Between was named Between because the music they made was sitting between the chairs back then and was reaching far beyond genre borders or the traditional segregation of E- and U-Musik (E for “ernst” / serious, U für “unterhaltende” / entertaining). This difference may be still alive in some highbrow dinosaur’s brain and was (sometimes still is) made to separate the so called popular (i.e. proletarian) from the bourgeois culture. Alas, today’s situation is more comfortable (and difficult to a certain extend). But, this is a review for a record not a sociology seminar talking Bourdieu’s “Distinction: A Social Critique of the Judgement of Taste” or something like that. (But, well, while I’m at it: go read it, it’s worth it!)
So, Between was Peter Michael Hamel’s brainchild who is a German composer and music theorist (whose records are all great!). Born out of friendship with a few international friends who had a background either in classical or pop music (to stress that distinction again). “And The Waters Opened” was their second record, released in 1973 and it’s heavily influenced by the music of Carl Orff. (Listen to Robert Eliscu’s oboe – which can also be heard on a lot of Popol Vuh records –and if you’re familiar with some of Orff’s music you’ll be reminded instantly). Another reference to how Between sounds may be found in Bobby Beausoleil’s Orkustra which also can be seen as sort of a synthesis between a symphonic orchestra and a psychedelic band.

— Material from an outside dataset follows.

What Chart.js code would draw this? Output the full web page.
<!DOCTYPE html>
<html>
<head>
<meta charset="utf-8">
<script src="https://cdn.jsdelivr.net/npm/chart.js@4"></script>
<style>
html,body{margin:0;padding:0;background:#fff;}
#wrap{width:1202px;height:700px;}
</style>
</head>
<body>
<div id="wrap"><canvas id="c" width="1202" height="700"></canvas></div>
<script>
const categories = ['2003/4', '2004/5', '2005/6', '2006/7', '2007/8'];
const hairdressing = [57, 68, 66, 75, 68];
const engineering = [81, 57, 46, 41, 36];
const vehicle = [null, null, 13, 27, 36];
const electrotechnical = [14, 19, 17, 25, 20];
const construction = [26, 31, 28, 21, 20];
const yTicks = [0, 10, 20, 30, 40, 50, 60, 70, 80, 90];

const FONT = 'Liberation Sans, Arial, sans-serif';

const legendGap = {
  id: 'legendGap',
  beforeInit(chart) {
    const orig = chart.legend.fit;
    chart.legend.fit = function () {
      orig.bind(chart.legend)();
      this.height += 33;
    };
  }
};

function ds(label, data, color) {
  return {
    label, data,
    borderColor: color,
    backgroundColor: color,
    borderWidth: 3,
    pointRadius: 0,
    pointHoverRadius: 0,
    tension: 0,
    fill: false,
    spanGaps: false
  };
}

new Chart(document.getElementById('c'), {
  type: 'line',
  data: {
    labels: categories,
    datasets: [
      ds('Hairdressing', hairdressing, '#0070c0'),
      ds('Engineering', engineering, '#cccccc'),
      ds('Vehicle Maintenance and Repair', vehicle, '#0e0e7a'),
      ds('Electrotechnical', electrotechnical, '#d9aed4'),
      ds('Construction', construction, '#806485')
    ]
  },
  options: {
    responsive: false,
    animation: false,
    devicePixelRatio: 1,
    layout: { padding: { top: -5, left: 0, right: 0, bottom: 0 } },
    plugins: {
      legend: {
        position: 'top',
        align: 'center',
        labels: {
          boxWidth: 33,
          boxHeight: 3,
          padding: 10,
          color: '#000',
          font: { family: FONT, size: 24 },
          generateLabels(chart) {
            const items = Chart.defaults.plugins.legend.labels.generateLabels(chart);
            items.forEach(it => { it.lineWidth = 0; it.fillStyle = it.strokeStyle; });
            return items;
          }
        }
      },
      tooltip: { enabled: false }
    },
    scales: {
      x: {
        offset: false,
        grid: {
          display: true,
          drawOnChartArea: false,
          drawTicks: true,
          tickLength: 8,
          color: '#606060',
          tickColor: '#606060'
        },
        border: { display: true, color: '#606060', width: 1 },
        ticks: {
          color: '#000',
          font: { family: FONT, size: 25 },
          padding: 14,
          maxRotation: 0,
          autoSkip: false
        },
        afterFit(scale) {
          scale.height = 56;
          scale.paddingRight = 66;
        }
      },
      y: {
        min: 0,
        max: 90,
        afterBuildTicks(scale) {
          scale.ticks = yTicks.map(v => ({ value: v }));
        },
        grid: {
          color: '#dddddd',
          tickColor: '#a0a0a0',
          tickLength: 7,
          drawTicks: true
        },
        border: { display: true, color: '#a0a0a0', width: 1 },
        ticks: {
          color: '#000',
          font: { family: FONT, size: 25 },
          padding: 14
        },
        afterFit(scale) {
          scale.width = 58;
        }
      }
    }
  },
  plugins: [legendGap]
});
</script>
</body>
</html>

But even though Between is about overcoming musical (and also social borders) the music is far from freak-out jams. Between is not about provoking utter chaos – Between is about reaching out for a universal harmony in the act of making music. It is – to a certain extend – a sonic utopia.

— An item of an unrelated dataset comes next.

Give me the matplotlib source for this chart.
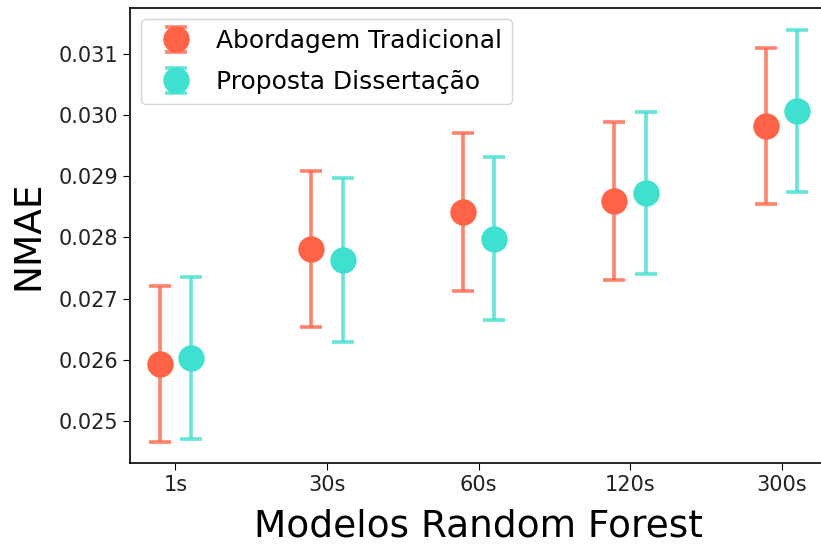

There are parts of the music that are improvised but most of it was written down before and is executed with modest but nonetheless masterful musicianship. The compositions take cues from the aforementioned Carl Orff, but also from Indian Classical Music, from the Spiritual Jazz and some of the Minimal Music that was around at that time and of course there’s a good portion of Psychedelia thrown in. Every second recorded sounds organic and you can bet that a lot of thought was put into it. And it is in fact a certain compositional rigour that prevents the music from becoming world-music-kitsch or pointless fusion-music: The music you hear is not just about the intended harmony – the music IS the realization of that harmony.

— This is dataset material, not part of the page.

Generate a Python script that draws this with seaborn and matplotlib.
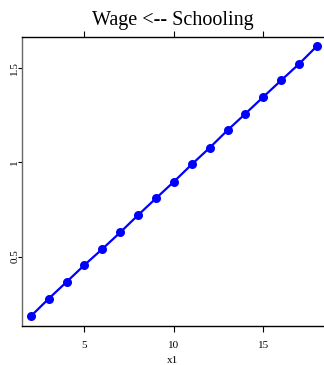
import matplotlib
matplotlib.use("Agg")
import matplotlib.pyplot as plt
import seaborn as sns
import pandas as pd

schooling = [2, 3, 4, 5, 6, 7, 8, 9, 10, 11, 12, 13, 14, 15, 16, 17, 18]
wage = [0.183, 0.276, 0.365, 0.455, 0.540, 0.628, 0.720, 0.809, 0.897,
        0.989, 1.077, 1.170, 1.258, 1.347, 1.435, 1.522, 1.617]
xticks = [5, 10, 15]
yticks = [0.5, 1, 1.5]
ytick_labels = ["0.5", "1", "1.5"]
title = "Wage <-- Schooling"
xlabel = "x1"

sns.set_style("white")
plt.rcParams['font.family'] = ['Liberation Serif', 'DejaVu Serif']
plt.rcParams['text.color'] = 'black'
plt.rcParams['axes.labelcolor'] = 'black'
plt.rcParams['xtick.color'] = 'black'
plt.rcParams['ytick.color'] = 'black'

df = pd.DataFrame({"x1": schooling, "wage": wage})

fig = plt.figure(figsize=(3.24, 3.65), dpi=100)
ax = fig.add_axes([22 / 324, (365 - 325.7) / 365, 1 - 22 / 324, (325.7 - 37.3) / 365])

sns.lineplot(data=df, x="x1", y="wage", ax=ax, color="#0000ff", marker="o",
             markersize=6.5, markeredgewidth=0, linewidth=1.6)

ax.set_xlim(1.51, 18.39)
ax.set_ylim(0.133, 1.663)
ax.set_xticks(xticks)
ax.set_xticklabels([str(t) for t in xticks])
ax.set_yticks(yticks)
ax.set_yticklabels(ytick_labels, rotation=90, va="center")

ax.spines["right"].set_visible(False)
ax.spines["top"].set_color("black")
ax.spines["bottom"].set_color("black")
ax.spines["left"].set_color("#666666")
for s in ["top", "bottom", "left"]:
    ax.spines[s].set_linewidth(1.0)

ax.tick_params(axis="x", which="both", top=True, bottom=True, labeltop=False,
               direction="out", length=4, width=0.8,
               labelsize=8, pad=7)
ax.tick_params(axis="y", which="both", left=True, right=False, direction="out",
               length=3, width=0.8, labelsize=8, pad=-1)

ax.set_xlabel(xlabel, fontsize=8, labelpad=4)
ax.set_ylabel("")
ax.set_title(title, fontsize=14.5, pad=9)
ax.grid(False)

fig.savefig("out.png", dpi=100)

So, you don’t trust me, you think I’m exaggerating here? No problem, get some Between and trust your ears! Be it the wonderful title track or the following “Uroboros” or be it one of the other compositions: this is joyful and refreshing music. The instrumentation’s colourful and the general vibe is uplifting and –well, yeah – it’s just great to have some music around that is full of positive energy without being besmirched with esoteric blurb. It makes you feel good without having to leave your mind at home! A great achievement, if you ask me.